(Records)
──────────

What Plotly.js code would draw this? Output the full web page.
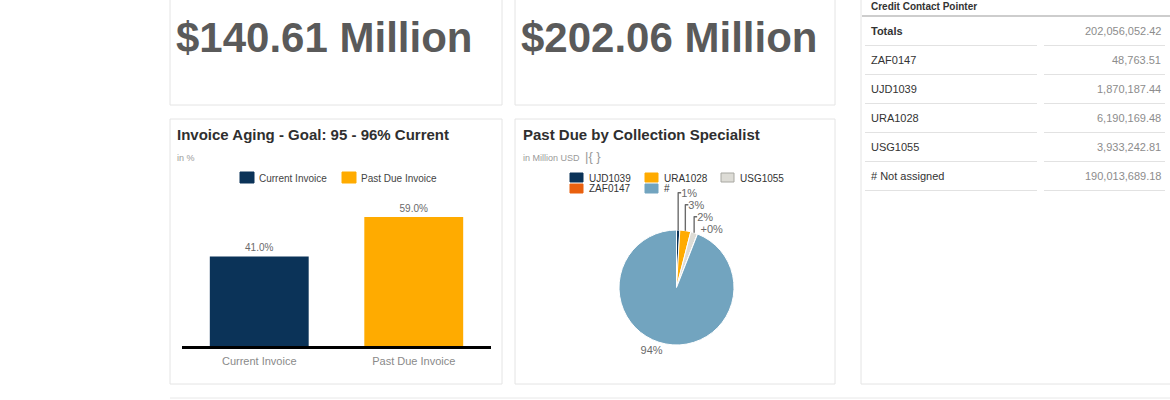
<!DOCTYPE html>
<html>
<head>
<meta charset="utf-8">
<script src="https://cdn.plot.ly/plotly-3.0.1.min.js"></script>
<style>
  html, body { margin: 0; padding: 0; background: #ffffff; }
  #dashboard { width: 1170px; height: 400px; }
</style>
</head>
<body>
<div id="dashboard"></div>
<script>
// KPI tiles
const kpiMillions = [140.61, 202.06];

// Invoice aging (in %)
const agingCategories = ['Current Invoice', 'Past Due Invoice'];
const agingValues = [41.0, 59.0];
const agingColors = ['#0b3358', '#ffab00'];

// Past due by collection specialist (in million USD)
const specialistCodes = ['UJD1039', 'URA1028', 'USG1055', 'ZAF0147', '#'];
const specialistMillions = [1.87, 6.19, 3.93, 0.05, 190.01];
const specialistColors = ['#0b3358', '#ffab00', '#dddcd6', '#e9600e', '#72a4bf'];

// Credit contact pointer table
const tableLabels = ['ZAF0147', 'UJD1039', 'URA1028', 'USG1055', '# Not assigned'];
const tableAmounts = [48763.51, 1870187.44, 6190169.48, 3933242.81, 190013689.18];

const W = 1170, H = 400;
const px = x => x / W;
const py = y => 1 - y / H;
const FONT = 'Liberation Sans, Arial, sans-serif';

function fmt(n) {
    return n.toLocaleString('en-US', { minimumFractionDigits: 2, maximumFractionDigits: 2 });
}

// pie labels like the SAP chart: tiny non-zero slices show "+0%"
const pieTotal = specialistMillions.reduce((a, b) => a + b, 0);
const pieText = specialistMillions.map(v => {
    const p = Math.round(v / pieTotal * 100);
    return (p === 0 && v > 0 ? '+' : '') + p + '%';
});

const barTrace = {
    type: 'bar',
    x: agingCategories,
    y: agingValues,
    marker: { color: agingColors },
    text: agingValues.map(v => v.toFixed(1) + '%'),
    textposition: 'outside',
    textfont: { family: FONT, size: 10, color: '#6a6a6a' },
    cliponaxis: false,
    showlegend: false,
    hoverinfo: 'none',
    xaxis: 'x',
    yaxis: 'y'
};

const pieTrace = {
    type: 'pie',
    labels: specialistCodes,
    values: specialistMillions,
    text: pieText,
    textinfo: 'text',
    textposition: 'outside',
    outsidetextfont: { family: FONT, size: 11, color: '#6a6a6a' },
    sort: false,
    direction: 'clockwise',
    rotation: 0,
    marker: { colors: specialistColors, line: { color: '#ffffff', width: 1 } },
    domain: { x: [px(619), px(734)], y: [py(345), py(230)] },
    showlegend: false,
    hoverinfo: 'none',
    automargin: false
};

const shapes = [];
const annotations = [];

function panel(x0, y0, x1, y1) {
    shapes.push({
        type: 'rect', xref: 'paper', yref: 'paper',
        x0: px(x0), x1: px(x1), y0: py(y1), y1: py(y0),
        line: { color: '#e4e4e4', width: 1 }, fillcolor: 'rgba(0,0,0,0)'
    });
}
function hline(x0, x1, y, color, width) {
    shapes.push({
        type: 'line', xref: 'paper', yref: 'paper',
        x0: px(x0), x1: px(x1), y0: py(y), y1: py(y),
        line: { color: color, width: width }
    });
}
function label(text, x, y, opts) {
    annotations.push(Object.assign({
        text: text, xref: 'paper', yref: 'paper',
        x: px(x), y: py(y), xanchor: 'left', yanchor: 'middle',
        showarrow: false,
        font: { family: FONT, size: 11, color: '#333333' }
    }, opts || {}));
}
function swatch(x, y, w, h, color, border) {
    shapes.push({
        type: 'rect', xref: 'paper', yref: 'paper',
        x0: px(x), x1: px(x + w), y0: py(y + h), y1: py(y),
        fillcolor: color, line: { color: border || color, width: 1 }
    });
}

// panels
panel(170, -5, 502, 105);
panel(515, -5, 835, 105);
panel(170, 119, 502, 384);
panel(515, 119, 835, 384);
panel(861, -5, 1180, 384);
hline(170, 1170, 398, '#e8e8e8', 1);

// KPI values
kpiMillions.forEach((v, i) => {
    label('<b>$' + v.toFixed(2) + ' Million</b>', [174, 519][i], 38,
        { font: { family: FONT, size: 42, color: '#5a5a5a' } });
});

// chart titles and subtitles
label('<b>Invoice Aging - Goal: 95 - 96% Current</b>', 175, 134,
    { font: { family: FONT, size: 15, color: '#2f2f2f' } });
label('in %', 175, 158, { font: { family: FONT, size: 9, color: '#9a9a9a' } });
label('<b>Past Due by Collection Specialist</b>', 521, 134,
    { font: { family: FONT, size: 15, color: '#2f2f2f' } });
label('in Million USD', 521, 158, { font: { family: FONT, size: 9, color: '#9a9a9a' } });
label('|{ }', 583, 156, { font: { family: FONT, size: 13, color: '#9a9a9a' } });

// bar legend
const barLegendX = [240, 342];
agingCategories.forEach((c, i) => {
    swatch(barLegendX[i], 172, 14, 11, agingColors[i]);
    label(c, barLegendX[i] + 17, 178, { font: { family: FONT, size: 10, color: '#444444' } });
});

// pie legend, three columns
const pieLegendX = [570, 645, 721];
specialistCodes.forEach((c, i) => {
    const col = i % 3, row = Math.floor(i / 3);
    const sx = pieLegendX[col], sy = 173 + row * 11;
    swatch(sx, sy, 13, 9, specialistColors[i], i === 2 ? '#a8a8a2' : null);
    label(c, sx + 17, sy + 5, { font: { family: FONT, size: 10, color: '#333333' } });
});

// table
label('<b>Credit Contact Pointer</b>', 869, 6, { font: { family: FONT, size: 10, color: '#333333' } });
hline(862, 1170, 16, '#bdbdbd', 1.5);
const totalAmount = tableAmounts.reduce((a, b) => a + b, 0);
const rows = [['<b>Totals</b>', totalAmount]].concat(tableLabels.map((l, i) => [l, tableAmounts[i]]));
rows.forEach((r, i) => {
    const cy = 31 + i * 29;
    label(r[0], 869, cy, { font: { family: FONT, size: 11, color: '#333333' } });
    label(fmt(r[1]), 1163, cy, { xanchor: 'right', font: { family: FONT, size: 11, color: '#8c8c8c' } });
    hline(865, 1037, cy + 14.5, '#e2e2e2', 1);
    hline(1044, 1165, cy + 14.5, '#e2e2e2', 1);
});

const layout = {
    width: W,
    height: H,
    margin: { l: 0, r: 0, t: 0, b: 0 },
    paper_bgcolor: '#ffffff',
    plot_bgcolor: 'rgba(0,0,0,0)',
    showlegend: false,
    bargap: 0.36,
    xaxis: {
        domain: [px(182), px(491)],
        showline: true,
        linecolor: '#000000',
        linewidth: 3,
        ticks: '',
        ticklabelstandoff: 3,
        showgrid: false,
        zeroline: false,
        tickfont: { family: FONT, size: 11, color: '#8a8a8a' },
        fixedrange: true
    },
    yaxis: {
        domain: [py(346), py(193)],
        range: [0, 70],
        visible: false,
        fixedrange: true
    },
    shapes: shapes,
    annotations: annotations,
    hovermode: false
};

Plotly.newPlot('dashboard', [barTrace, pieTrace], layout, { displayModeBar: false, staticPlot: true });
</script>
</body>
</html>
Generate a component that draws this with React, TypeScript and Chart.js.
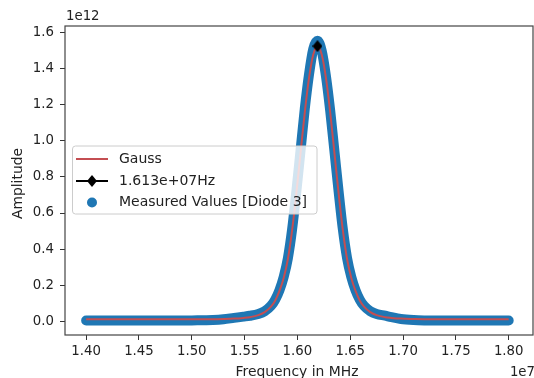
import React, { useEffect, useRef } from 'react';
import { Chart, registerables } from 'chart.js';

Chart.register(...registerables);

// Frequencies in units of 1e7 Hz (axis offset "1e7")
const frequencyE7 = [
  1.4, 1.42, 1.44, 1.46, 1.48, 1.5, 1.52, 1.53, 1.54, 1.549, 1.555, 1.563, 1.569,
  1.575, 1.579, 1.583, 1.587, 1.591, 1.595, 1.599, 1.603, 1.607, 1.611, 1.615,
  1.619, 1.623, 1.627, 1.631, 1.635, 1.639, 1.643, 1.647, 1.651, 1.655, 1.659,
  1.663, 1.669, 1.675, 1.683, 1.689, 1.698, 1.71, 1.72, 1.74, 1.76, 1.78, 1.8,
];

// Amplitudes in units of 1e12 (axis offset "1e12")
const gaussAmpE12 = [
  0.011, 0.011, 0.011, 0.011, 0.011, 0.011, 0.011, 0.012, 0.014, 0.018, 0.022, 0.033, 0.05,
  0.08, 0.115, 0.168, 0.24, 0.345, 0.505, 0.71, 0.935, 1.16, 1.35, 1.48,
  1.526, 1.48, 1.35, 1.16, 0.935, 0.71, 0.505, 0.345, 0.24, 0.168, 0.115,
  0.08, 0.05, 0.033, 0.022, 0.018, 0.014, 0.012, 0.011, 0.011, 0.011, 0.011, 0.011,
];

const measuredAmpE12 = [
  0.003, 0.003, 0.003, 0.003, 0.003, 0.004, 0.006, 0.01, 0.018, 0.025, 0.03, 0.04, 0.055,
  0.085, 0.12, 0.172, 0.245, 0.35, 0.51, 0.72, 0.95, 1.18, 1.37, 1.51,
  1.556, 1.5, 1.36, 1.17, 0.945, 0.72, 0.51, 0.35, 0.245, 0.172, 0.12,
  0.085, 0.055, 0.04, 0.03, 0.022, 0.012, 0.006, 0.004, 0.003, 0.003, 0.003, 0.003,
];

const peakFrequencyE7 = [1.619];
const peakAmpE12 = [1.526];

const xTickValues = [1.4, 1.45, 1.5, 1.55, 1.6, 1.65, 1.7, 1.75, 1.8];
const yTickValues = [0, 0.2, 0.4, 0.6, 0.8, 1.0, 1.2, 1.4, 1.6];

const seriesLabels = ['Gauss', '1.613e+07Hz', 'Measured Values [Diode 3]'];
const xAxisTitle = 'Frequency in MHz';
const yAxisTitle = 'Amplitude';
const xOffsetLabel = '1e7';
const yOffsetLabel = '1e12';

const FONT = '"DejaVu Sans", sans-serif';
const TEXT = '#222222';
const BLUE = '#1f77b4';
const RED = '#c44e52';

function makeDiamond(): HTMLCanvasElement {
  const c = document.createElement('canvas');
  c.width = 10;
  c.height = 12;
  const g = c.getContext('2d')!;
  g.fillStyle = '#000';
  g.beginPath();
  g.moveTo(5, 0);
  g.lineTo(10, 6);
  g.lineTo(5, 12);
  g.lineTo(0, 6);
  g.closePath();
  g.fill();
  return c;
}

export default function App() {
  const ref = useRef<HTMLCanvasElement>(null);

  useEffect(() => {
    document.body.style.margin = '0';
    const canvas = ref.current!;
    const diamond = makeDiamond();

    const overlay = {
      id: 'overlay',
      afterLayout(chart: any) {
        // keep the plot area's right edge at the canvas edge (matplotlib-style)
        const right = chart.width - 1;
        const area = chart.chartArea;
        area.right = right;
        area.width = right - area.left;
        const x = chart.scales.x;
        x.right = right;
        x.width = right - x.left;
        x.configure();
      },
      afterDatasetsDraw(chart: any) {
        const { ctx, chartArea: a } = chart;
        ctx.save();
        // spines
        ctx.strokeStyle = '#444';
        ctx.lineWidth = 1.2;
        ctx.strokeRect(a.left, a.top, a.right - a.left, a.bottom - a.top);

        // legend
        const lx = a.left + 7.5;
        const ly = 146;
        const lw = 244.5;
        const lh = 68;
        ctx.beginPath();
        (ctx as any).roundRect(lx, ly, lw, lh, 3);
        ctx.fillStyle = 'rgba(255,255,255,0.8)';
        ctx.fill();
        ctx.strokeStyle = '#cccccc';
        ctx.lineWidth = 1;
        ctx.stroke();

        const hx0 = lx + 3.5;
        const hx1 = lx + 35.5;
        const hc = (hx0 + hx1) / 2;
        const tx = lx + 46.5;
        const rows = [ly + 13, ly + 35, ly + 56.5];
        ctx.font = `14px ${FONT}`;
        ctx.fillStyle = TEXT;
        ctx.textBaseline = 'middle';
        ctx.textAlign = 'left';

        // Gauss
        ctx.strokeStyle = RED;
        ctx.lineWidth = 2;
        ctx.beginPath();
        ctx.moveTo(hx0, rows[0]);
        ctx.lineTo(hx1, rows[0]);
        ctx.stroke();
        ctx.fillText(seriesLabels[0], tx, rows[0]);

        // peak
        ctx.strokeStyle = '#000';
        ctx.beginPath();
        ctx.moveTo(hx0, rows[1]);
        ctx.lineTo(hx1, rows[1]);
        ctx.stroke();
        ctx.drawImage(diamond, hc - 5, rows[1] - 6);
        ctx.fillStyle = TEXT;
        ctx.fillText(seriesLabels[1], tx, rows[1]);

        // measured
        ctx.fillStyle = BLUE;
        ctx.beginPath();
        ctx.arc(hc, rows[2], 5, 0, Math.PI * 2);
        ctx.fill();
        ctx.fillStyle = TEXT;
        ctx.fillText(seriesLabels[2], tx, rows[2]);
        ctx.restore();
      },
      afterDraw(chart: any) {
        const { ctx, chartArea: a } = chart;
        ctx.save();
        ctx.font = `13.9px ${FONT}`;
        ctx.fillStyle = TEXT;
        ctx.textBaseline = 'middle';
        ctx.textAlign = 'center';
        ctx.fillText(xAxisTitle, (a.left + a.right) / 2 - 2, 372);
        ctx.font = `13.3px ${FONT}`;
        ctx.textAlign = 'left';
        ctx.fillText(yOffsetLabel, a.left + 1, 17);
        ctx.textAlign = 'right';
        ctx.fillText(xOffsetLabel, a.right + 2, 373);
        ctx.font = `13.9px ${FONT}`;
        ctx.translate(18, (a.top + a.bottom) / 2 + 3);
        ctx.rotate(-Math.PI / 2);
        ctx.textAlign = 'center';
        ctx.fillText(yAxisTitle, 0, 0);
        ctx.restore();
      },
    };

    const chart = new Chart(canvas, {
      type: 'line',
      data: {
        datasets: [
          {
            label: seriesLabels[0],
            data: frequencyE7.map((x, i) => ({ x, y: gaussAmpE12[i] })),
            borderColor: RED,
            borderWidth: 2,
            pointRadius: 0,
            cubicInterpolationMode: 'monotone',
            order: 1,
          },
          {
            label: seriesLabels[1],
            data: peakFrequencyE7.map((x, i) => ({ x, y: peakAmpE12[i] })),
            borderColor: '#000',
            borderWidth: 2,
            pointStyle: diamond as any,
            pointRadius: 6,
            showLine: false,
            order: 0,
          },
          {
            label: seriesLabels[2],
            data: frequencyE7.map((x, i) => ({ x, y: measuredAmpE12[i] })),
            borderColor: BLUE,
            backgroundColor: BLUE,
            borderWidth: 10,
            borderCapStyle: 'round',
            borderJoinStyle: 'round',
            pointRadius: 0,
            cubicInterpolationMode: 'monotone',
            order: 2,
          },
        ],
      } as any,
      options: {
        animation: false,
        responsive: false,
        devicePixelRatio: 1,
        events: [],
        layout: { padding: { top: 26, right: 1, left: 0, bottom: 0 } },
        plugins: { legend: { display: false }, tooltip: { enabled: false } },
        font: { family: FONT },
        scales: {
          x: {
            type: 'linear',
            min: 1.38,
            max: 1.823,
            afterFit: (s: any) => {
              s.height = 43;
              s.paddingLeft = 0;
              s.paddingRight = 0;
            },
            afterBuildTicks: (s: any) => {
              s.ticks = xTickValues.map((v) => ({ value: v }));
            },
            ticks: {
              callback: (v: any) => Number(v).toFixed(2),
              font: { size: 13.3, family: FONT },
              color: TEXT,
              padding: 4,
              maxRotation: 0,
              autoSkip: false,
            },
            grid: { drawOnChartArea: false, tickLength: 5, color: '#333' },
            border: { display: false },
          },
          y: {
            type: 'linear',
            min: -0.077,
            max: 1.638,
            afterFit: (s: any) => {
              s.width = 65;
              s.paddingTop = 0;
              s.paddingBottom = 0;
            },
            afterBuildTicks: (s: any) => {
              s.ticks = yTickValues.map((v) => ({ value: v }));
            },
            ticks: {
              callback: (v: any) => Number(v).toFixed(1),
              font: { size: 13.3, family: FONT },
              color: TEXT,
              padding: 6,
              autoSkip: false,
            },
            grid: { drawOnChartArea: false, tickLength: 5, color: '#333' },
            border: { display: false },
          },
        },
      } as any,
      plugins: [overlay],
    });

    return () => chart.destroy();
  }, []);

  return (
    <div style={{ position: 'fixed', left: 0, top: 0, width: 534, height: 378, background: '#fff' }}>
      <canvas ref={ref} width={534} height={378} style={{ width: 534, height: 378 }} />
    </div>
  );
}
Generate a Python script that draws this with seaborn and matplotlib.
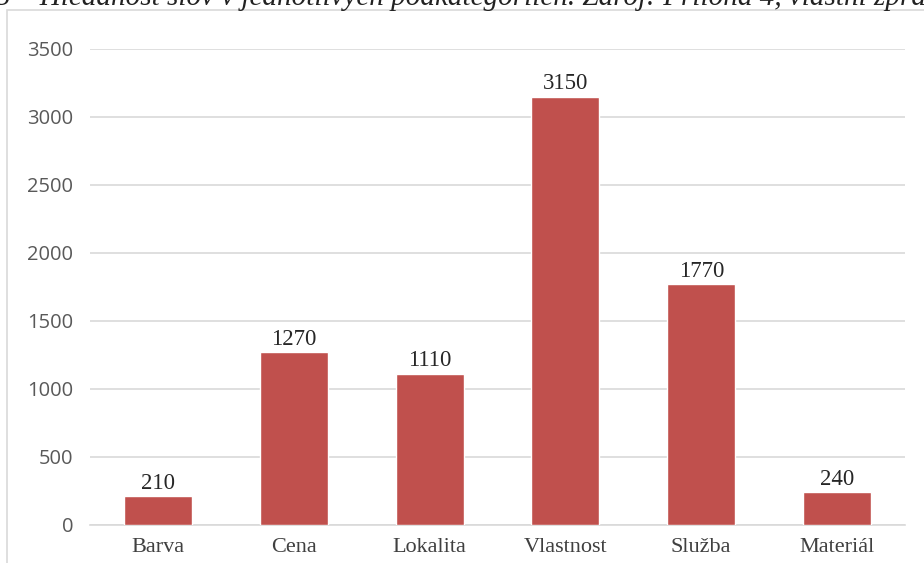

──────────

● Exercise description:
Up to and including the line containing "const agingColors = ['#0b3358', '#ffab00'];", repeat every line from the start of the data, but none of the pictures.

● Answer to the problem:
What Plotly.js code would draw this? Output the full web page.
<!DOCTYPE html>
<html>
<head>
<meta charset="utf-8">
<script src="https://cdn.plot.ly/plotly-3.0.1.min.js"></script>
<style>
  html, body { margin: 0; padding: 0; background: #ffffff; }
  #dashboard { width: 1170px; height: 400px; }
</style>
</head>
<body>
<div id="dashboard"></div>
<script>
// KPI tiles
const kpiMillions = [140.61, 202.06];

// Invoice aging (in %)
const agingCategories = ['Current Invoice', 'Past Due Invoice'];
const agingValues = [41.0, 59.0];
const agingColors = ['#0b3358', '#ffab00'];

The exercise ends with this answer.